Court Rules Against Regulators in Wetlands Cases

June 20, 2006

A divided Supreme Court stopped short of limiting federal protection of wetlands while ruling Monday that the government overstepped its authority in halting two developments in Michigan.

The court voted 5-4 to set aside lower-court decisions favoring federal regulators in two Michigan cases in a much-anticipated ruling that could bring confusion to federal wetlands regulation but not fundamentally alter the government's approach.

The fractured decision was praised by business groups and property rights advocates.

Environmental advocates breathed a sigh of relief that the first key land-use decision under new Chief Justice John Roberts came up one vote short of potentially opening up many sensitive lands to development.

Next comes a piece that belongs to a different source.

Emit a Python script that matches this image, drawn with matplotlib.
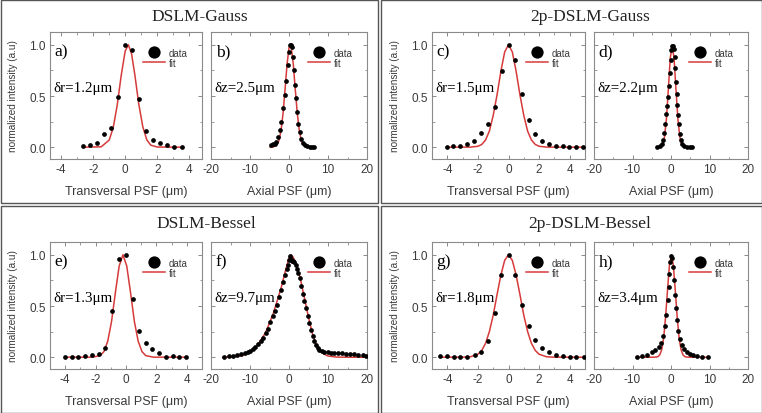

For his part, Roberts wrote that he was disappointed that the court had not achieved clear agreement on the reach of the Clean Water Act and that "lower courts and regulated entities will now have to feel their way on a case-by-case basis."

The ruling won't clear up much of the confusion that regulations create in Arizona, where many streams, rivers and washes flow only part of the year. Environmental activists fear that loosening the rules could allow builders to disturb an area that carries water only during runoff season or after thunderstorms, allowing pollutants to wind up in rivers or lakes, the activists say.

The same conditions led Arizona home builders and the Central Arizona Project to side with the developers in the case. Officials with those groups say the federal rules force land users to file for permits they might not need, such as a dry wash miles away from one of the state's rivers. The CAP argued that the rules went far beyond what Congress intended.

At issue was whether the federal clean-water regulations apply to wetlands that are not close to rivers and lakes.

The court was so divided that justices provided five opinions. Justice Antonin Scalia wrote of an "immense expansion of federal regulation of land use" under the Clean Water Act.

Federally regulated waters of the United States, Scalia continued, "include storm drains, roadside ditches, ripples of sand in the desert that may contain water once a year."